Since mid-2009, Leah Bremer, candidate for a Ph.D. in Geography at San Diego State University and the University of Santa Barbara, California, USA, has studied soil carbon in different native and non-native montane ecosystems at sites across Ecuador. At the Mazar Wildlife Reserve, she is studying above-ground plant diversity in páramo grasslands in addition to soil carbon. Her preliminary results make a strong case for the increased protection and sustainable management of páramo grasslands given their exceptional capacity for carbon storage and high levels of endemic plant diversity.
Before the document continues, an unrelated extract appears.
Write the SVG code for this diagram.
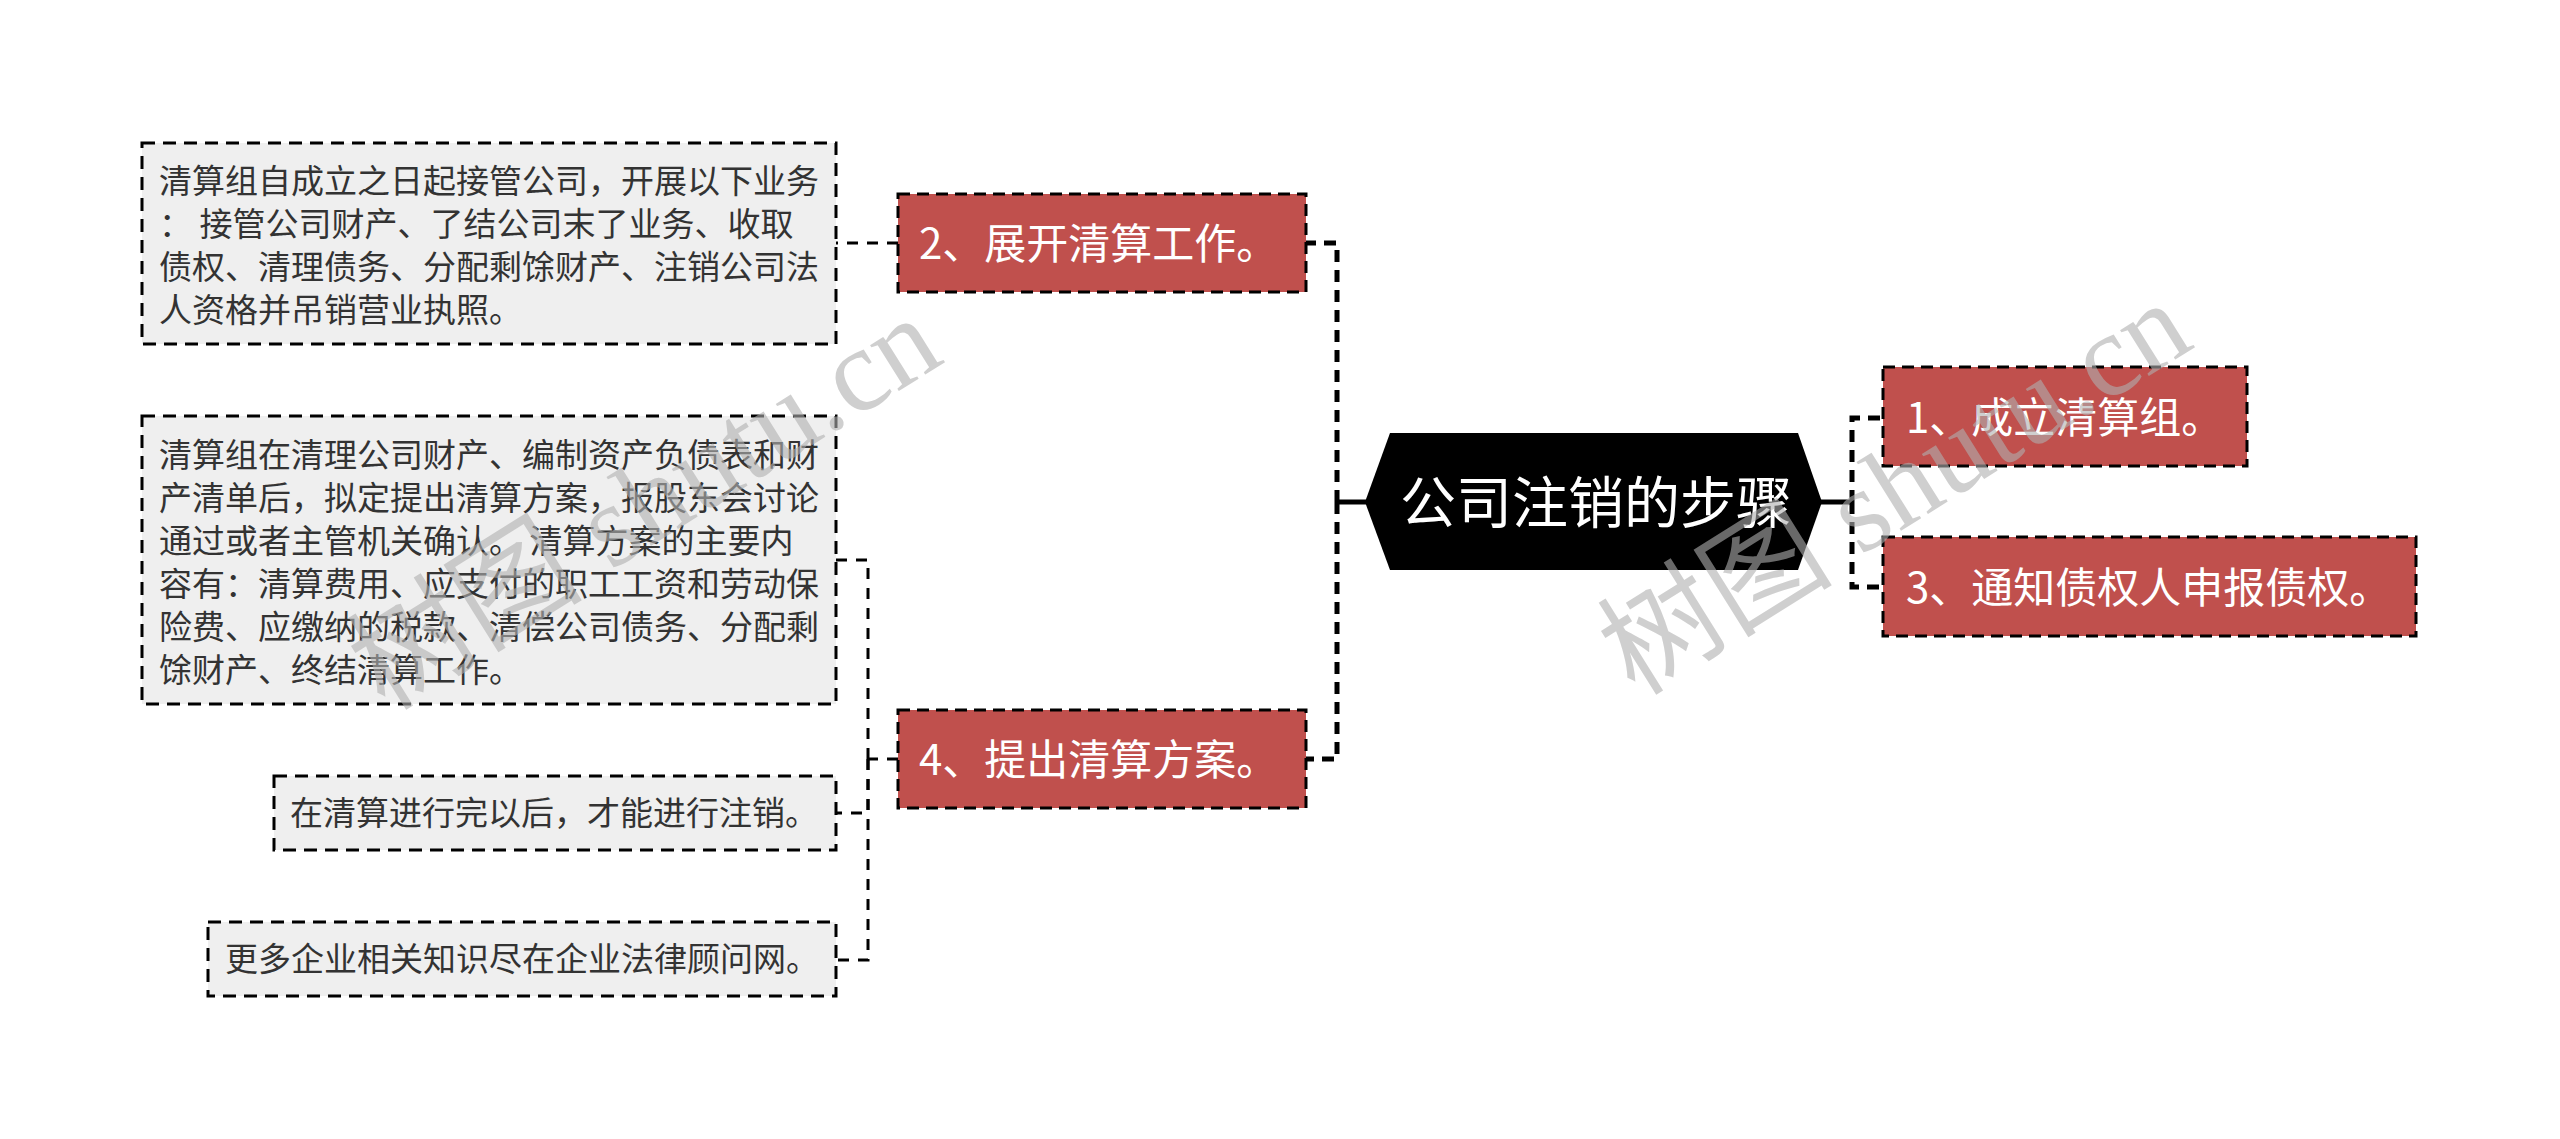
<svg xmlns="http://www.w3.org/2000/svg" width="2560" height="1139" viewBox="0 0 2560 1139">
<style>
.gbox{fill:#efefef;stroke:#000;stroke-width:3;stroke-dasharray:13 8}
.rbox{fill:#c0504d;stroke:#000;stroke-width:3;stroke-dasharray:12 7}
.gt{font-family:"Noto Sans CJK SC","Microsoft YaHei",sans-serif;font-size:33px;fill:#333}
.rt{font-family:"Noto Sans CJK SC","Microsoft YaHei",sans-serif;font-size:42px;fill:#fff}
.root{font-family:"Noto Sans CJK SC","Microsoft YaHei",sans-serif;font-size:56px;fill:#fff}
.c1{fill:none;stroke:#000;stroke-width:5;stroke-dasharray:12 8}
.c2{fill:none;stroke:#000;stroke-width:3;stroke-dasharray:11 9}
.solid{fill:none;stroke:#000;stroke-width:5}
.wm{font-family:"Liberation Serif","Noto Sans CJK SC",serif;font-size:118px;fill:#b0b0b0;opacity:0.6}
</style>
<rect width="2560" height="1139" fill="#fff"/>
<g id="connectors">
<line class="solid" x1="1337" y1="502" x2="1367" y2="502"/>
<path class="c1" d="M1337,502 V243 H1306"/>
<path class="c1" d="M1337,502 V759 H1306"/>
<line class="solid" x1="1820" y1="502" x2="1852" y2="502"/>
<path class="c1" d="M1852,502 V418 H1883"/>
<path class="c1" d="M1852,502 V587 H1883"/>
<path class="c2" d="M898,243 H836"/>
<path class="c2" d="M898,759 H868"/>
<path class="c2" d="M868,759 V560 H836"/>
<path class="c2" d="M868,759 V813 H836"/>
<path class="c2" d="M868,759 V960 H836"/>
</g>
<g id="root">
<polygon points="1365,502 1390,433 1798,433 1822,502 1798,570 1390,570" fill="#000"/>
<text class="root" x="1596" y="523" text-anchor="middle">公司注销的步骤</text>
</g>
<g id="node1">
<rect class="rbox" x="1883" y="367" width="364" height="99"/>
<text class="rt" x="1906" y="433">1、成立清算组。</text>
</g>
<g id="node3">
<rect class="rbox" x="1883" y="537" width="533" height="99"/>
<text class="rt" x="1906" y="603">3、通知债权人申报债权。</text>
</g>
<g id="node2">
<rect class="rbox" x="898" y="194" width="408" height="98"/>
<text class="rt" x="919" y="259">2、展开清算工作。</text>
</g>
<g id="node4">
<rect class="rbox" x="898" y="710" width="408" height="98"/>
<text class="rt" x="919" y="775">4、提出清算方案。</text>
</g>
<g id="leaf1">
<rect class="gbox" x="142" y="143" width="694" height="201"/>
<text class="gt" x="159" y="193">清算组自成立之日起接管公司，开展以下业务</text>
<text class="gt" x="159" y="236">： 接管公司财产、了结公司末了业务、收取</text>
<text class="gt" x="159" y="279">债权、清理债务、分配剩馀财产、注销公司法</text>
<text class="gt" x="159" y="322">人资格并吊销营业执照。</text>
</g>
<g id="leaf2">
<rect class="gbox" x="142" y="416" width="694" height="288"/>
<text class="gt" x="159" y="467">清算组在清理公司财产、编制资产负债表和财</text>
<text class="gt" x="159" y="510">产清单后，拟定提出清算方案，报股东会讨论</text>
<text class="gt" x="159" y="553">通过或者主管机关确认。 清算方案的主要内</text>
<text class="gt" x="159" y="596">容有：清算费用、应支付的职工工资和劳动保</text>
<text class="gt" x="159" y="639">险费、应缴纳的税款、清偿公司债务、分配剩</text>
<text class="gt" x="159" y="682">馀财产、终结清算工作。</text>
</g>
<g id="leaf3">
<rect class="gbox" x="274" y="776" width="562" height="74"/>
<text class="gt" x="290" y="825">在清算进行完以后，才能进行注销。</text>
</g>
<g id="leaf4">
<rect class="gbox" x="208" y="922" width="628" height="74"/>
<text class="gt" x="225" y="971">更多企业相关知识尽在企业法律顾问网。</text>
</g>
<g id="watermarks">
<text class="wm" transform="translate(385,712) rotate(-32)">树图 shutu.cn</text>
<text class="wm" transform="translate(1635,697) rotate(-32)">树图 shutu.cn</text>
</g>
</svg>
Land-use and land cover change between 1956 and 2000
The Nudo del Azuay is an area in transition, with pastures and agricultural areas replacing native tropical montane forest and páramo grasslands. The long-term conservation of this landscape necessitates a clear understanding of threats to the landscape as well as restoration on the part of local land stewards.
FCT began a study of land-use and land cover change in January 2010 with the eventual goal to analyze the rate, extent, and intensity of land use and land cover changes over the past fifty years. We are using aerial photos of the Nudo del Azuay taken during flyovers from 1956 to 2000. Geographer Will Anderson geographically referenced and topographically corrected the photos to create blocks of digital orthophotos, and a FCT technician is manually identifying land cover within each of the photos.
This study of aerial photos allows FCT to analyze changes over a longer time period than satellite images (which are only available beginning in the 1980s), as well as facilitating a more precise identification of land cover types. The results of this analysis will be used to model current and future land cover change scenarios, identify place-specific drivers of degradation as well as recuperation, and relate Andean bear habitat use to information about forest age and composition.
Land use and the hydrological properties of páramo soils
In what ways do changes in above-ground vegetation affect the ability of páramo soils to regulate water storage and flow? For example, if trees are planted or fire regimes altered, how does a soil's hydrologic function respond? Professor Carol Harden and graduate students James Hartsig and Hunter Terrell, from the University of Tennessee, Knoxville, are investigating these questions in the Mazar Wildlife Reserve.
In 2009, the team selected study sites across the MWR with different land-uses. At these sites, they installed rain gauges and sensors that monitor soil moisture changes in real time. They have also measured soil moisture on a fine spatial and temporal scale, sampled soils at different depths to test their water retention capacity, and traced the rate of subsurface water movement through two experimental plots, one in non-native pine trees and another in native páramo grasses.
Preliminary results show that soils under pine stands are drier and have more variable moisture contents than soils under native páramo grasses, and also that they have a lesser capacity to store water. Although further analysis remains to be done, these initial results suggest that soil-water relationships in páramo soils differ between native and non-native vegetative cover.